9 – The Clean-Up Process
While the pan is still hot, I hold it over my trash can and wipe it clean with a paper towel. I have never had to use water to clean it. You never want to use soap or brillo pads in the cleaning process. If for some reason you eggs do stick to the bottom of the pan, use some Kosher salt with water and a paper towel to clean the bottom of the pan.
I keep this pan just for eggs and use my other carbon steel pans for cooking other kinds of foods. If you cook acidic foods it will, sometimes, remove the patina or seasoning. Don’t panic, just re-season the pan and you will be fine. For some reason, cooking bacon has its own challenges and I will cover that in another video. These pans are very forgiving and it is hard to damage them, so enjoy your new pans and with a little care, they will last a lifetime and then some.

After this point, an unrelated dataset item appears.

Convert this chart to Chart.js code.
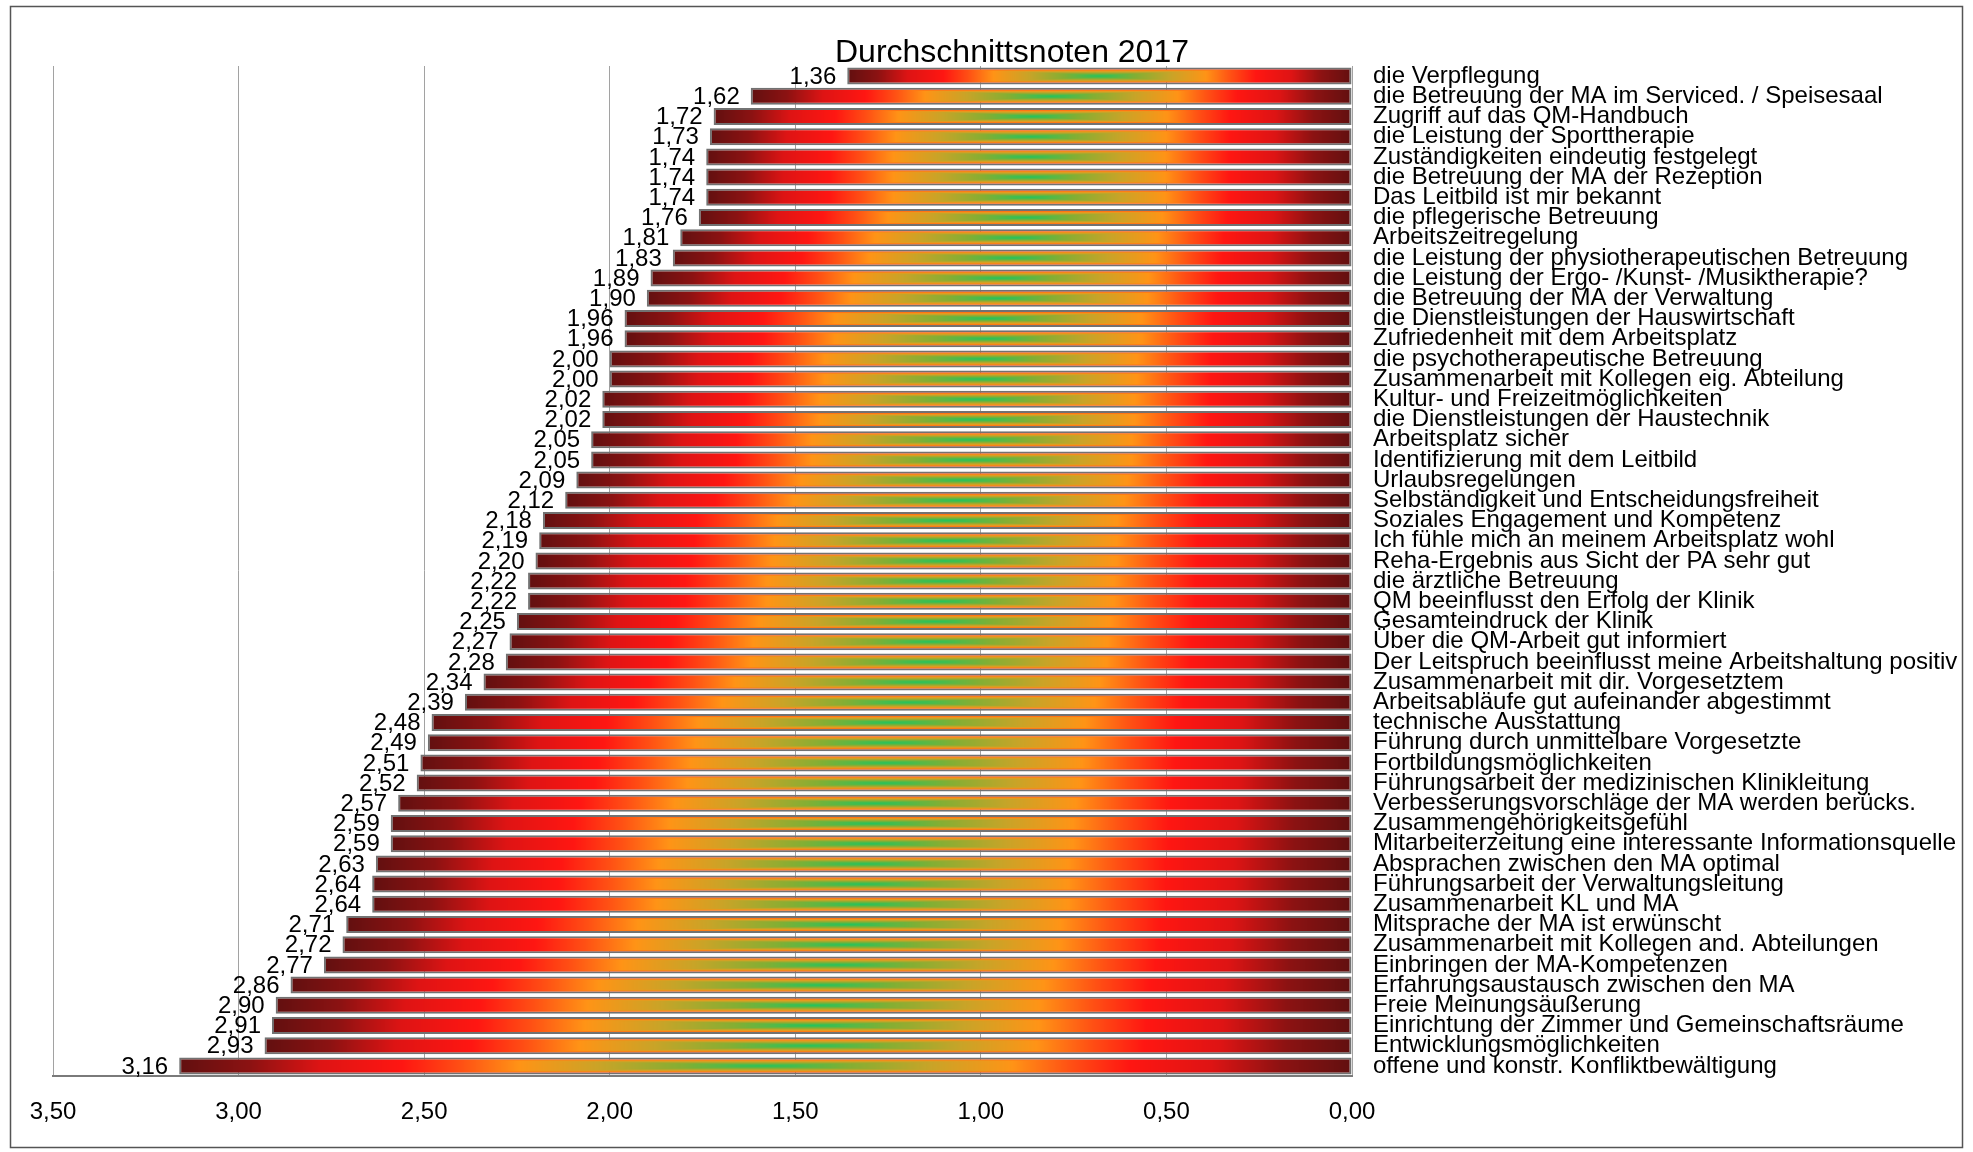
<!DOCTYPE html>
<html>
<head>
<meta charset="utf-8">
<script src="https://cdn.jsdelivr.net/npm/chart.js@4/dist/chart.umd.min.js"></script>
<style>
	html, body { margin: 0; padding: 0; background: #ffffff; }
	#wrap { width: 1973px; height: 1152px; }
</style>
</head>
<body>
<div id="wrap"><canvas id="notes"></canvas></div>
<script>
//
// Données : libellés des questions et notes moyennes (de haut en bas).
//
const categories = [
	"die Verpflegung",
	"die Betreuung der MA im Serviced. / Speisesaal",
	"Zugriff auf das QM-Handbuch",
	"die Leistung der Sporttherapie",
	"Zuständigkeiten eindeutig festgelegt",
	"die Betreuung der MA der Rezeption",
	"Das Leitbild ist mir bekannt",
	"die pflegerische Betreuung",
	"Arbeitszeitregelung",
	"die Leistung der physiotherapeutischen Betreuung",
	"die Leistung der Ergo- /Kunst- /Musiktherapie?",
	"die Betreuung der MA der Verwaltung",
	"die Dienstleistungen der Hauswirtschaft",
	"Zufriedenheit mit dem Arbeitsplatz",
	"die psychotherapeutische Betreuung",
	"Zusammenarbeit mit Kollegen eig. Abteilung",
	"Kultur- und Freizeitmöglichkeiten",
	"die Dienstleistungen der Haustechnik",
	"Arbeitsplatz sicher",
	"Identifizierung mit dem Leitbild",
	"Urlaubsregelungen",
	"Selbständigkeit und Entscheidungsfreiheit",
	"Soziales Engagement und Kompetenz",
	"Ich fühle mich an meinem Arbeitsplatz wohl",
	"Reha-Ergebnis aus Sicht der PA sehr gut",
	"die ärztliche Betreuung",
	"QM beeinflusst den Erfolg der Klinik",
	"Gesamteindruck der Klinik",
	"Über die QM-Arbeit gut informiert",
	"Der Leitspruch beeinflusst meine Arbeitshaltung positiv",
	"Zusammenarbeit mit dir. Vorgesetztem",
	"Arbeitsabläufe gut aufeinander abgestimmt",
	"technische Ausstattung",
	"Führung durch unmittelbare Vorgesetzte",
	"Fortbildungsmöglichkeiten",
	"Führungsarbeit der medizinischen Klinikleitung",
	"Verbesserungsvorschläge der MA werden berücks.",
	"Zusammengehörigkeitsgefühl",
	"Mitarbeiterzeitung eine interessante Informationsquelle",
	"Absprachen zwischen den MA optimal",
	"Führungsarbeit der Verwaltungsleitung",
	"Zusammenarbeit KL und MA",
	"Mitsprache der MA ist erwünscht",
	"Zusammenarbeit mit Kollegen and. Abteilungen",
	"Einbringen der MA-Kompetenzen",
	"Erfahrungsaustausch zwischen den MA",
	"Freie Meinungsäußerung",
	"Einrichtung der Zimmer und Gemeinschaftsräume",
	"Entwicklungsmöglichkeiten",
	"offene und konstr. Konfliktbewältigung"
];

const notes = [
	1.36, 1.62, 1.72, 1.73, 1.74, 1.74, 1.74, 1.76, 1.81, 1.83,
	1.89, 1.90, 1.96, 1.96, 2.00, 2.00, 2.02, 2.02, 2.05, 2.05,
	2.09, 2.12, 2.18, 2.19, 2.20, 2.22, 2.22, 2.25, 2.27, 2.28,
	2.34, 2.39, 2.48, 2.49, 2.51, 2.52, 2.57, 2.59, 2.59, 2.63,
	2.64, 2.64, 2.71, 2.72, 2.77, 2.86, 2.90, 2.91, 2.93, 3.16
];

const axis_min = 0;
const axis_max = 3.5;
const axis_step = 0.5;
const chart_title = "Durchschnittsnoten 2017";

const font_family = "'Liberation Sans', Arial, sans-serif";
const bar_ratio = 0.84;

// Formatage à l'allemande (virgule décimale).
const format_note = ( value ) => Number( value ).toFixed( 2 ).replace( ".", "," );

//
// Dégradé « rectangulaire » des barres : vert au centre, puis jaune,
// 	orange, rouge et rouge sombre sur les bords.
//
const color_stops = [
	[ 0.00, [ 36, 196, 92 ] ],
	[ 0.14, [ 130, 175, 52 ] ],
	[ 0.28, [ 200, 164, 40 ] ],
	[ 0.42, [ 255, 148, 22 ] ],
	[ 0.52, [ 255, 80, 20 ] ],
	[ 0.62, [ 255, 22, 18 ] ],
	[ 0.76, [ 222, 20, 20 ] ],
	[ 0.88, [ 140, 18, 18 ] ],
	[ 1.00, [ 98, 16, 16 ] ]
];

function stop_color( t )
{
	for ( let indice = 1; indice < color_stops.length; indice++ )
	{
		const [ t1, c1 ] = color_stops[ indice ];

		if ( t <= t1 )
		{
			const [ t0, c0 ] = color_stops[ indice - 1 ];
			const k = ( t - t0 ) / ( t1 - t0 );

			return c0.map( ( c, n ) => c + ( c1[ n ] - c ) * k );
		}
	}

	return color_stops[ color_stops.length - 1 ][ 1 ];
}

const pattern_cache = {};

function bar_fill( context )
{
	const chart = context.chart;
	const x_scale = chart.scales.x;
	const y_scale = chart.scales.y;

	if ( !x_scale || !y_scale || !x_scale.width )
	{
		return "#ff2010";
	}

	const left = x_scale.getPixelForValue( context.raw );
	const right = x_scale.getPixelForValue( 0 );
	const band = ( y_scale.bottom - y_scale.top ) / categories.length * bar_ratio;
	const top = y_scale.getPixelForValue( context.dataIndex ) - band / 2;

	const width = Math.max( 2, Math.round( right - left ) );
	const height = Math.max( 2, Math.round( band ) );
	const key = width + "x" + height;

	if ( !pattern_cache[ key ] )
	{
		const canvas = document.createElement( "canvas" );
		canvas.width = width;
		canvas.height = height;

		const ctx = canvas.getContext( "2d" );
		const image = ctx.createImageData( width, height );

		for ( let row = 0; row < height; row++ )
		{
			// Profil vertical plus doux : seuls les bords tirent vers le rouge.
			const dy = Math.abs( row + 0.5 - height / 2 ) / ( height / 2 );
			const ty = 0.72 * Math.pow( dy, 1.3 );

			for ( let col = 0; col < width; col++ )
			{
				const tx = Math.abs( col + 0.5 - width / 2 ) / ( width / 2 );
				const rgb = stop_color( Math.max( tx, ty ) );
				const offset = ( row * width + col ) * 4;

				image.data[ offset ] = rgb[ 0 ];
				image.data[ offset + 1 ] = rgb[ 1 ];
				image.data[ offset + 2 ] = rgb[ 2 ];
				image.data[ offset + 3 ] = 255;
			}
		}

		ctx.putImageData( image, 0, 0 );
		pattern_cache[ key ] = canvas;
	}

	const pattern = chart.ctx.createPattern( pattern_cache[ key ], "repeat" );
	pattern.setTransform( new DOMMatrix( [ 1, 0, 0, 1, left, top ] ) );

	return pattern;
}

//
// Fond blanc, cadre extérieur et titre.
//
const frame_plugin = {
	id: "frame",
	beforeDraw( chart )
	{
		const ctx = chart.ctx;

		ctx.save();
		ctx.fillStyle = "#ffffff";
		ctx.fillRect( 0, 0, chart.width, chart.height );
		ctx.strokeStyle = "#555555";
		ctx.lineWidth = 1.5;
		ctx.strokeRect( 10.5, 6.5, 1952, 1141 );
		ctx.restore();
	},
	afterDraw( chart )
	{
		const ctx = chart.ctx;

		ctx.save();
		ctx.fillStyle = "#000000";
		ctx.font = "32px " + font_family;
		ctx.textAlign = "center";
		ctx.textBaseline = "middle";
		ctx.fillText( chart_title, 1012, 53 );
		ctx.restore();
	}
};

//
// Étiquettes de valeur à gauche de chaque barre.
//
const value_plugin = {
	id: "values",
	afterDatasetsDraw( chart )
	{
		const ctx = chart.ctx;
		const meta = chart.getDatasetMeta( 0 );

		ctx.save();
		ctx.fillStyle = "#000000";
		ctx.font = "24px " + font_family;
		ctx.textAlign = "right";
		ctx.textBaseline = "middle";

		meta.data.forEach( ( bar, indice ) =>
		{
			ctx.fillText( format_note( notes[ indice ] ), bar.x - 11, bar.y + 1 );
		} );

		ctx.restore();
	}
};

new Chart( document.getElementById( "notes" ),
	{
		type: "bar",
		data: {
			labels: categories,
			datasets: [
				{
					data: notes,
					backgroundColor: bar_fill,
					borderColor: "#727272",
					borderWidth: 2,
					borderSkipped: false,
					barPercentage: bar_ratio,
					categoryPercentage: 1
				}
			]
		},
		options: {
			indexAxis: "y",
			responsive: true,
			maintainAspectRatio: false,
			animation: false,
			events: [],
			layout: {
				padding: { top: 66, left: 53, right: 0, bottom: 0 }
			},
			plugins: {
				legend: { display: false },
				title: { display: false },
				tooltip: { enabled: false }
			},
			scales: {
				x: {
					// Axe X inversé : 3,50 à gauche, 0,00 à droite.
					reverse: true,
					min: axis_min,
					max: axis_max,
					afterFit: ( scale ) => { scale.height = 76; },
					grid: {
						color: "#a2a2a2",
						lineWidth: 1,
						drawTicks: false
					},
					border: {
						display: true,
						color: "#7a7a7a",
						width: 2
					},
					ticks: {
						stepSize: axis_step,
						color: "#000000",
						padding: 22,
						maxRotation: 0,
						font: { size: 24, family: font_family },
						callback: ( value ) => format_note( value )
					}
				},
				y: {
					// Libellés des questions à droite du graphique.
					position: "right",
					afterFit: ( scale ) => { scale.width = 621; },
					grid: { display: false },
					border: { display: false },
					ticks: {
						color: "#000000",
						padding: 13,
						autoSkip: false,
						font: { size: 24, family: font_family, lineHeight: 1 }
					}
				}
			}
		},
		plugins: [ frame_plugin, value_plugin ]
	} );
</script>
</body>
</html>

10 – Storing your Carbon Steel Pans
After you have cleaned your pan, apply a very thin coat of oil to your dried pan. I use any kind of oil like Flaxseed oil, ghee, grapeseed oil, olive oil or even vegetable oil. The purpose of this is to protect the pan from rust. It only takes a small amount of care and your carbon steel pans will last forever. They will become your friend in the kitchen.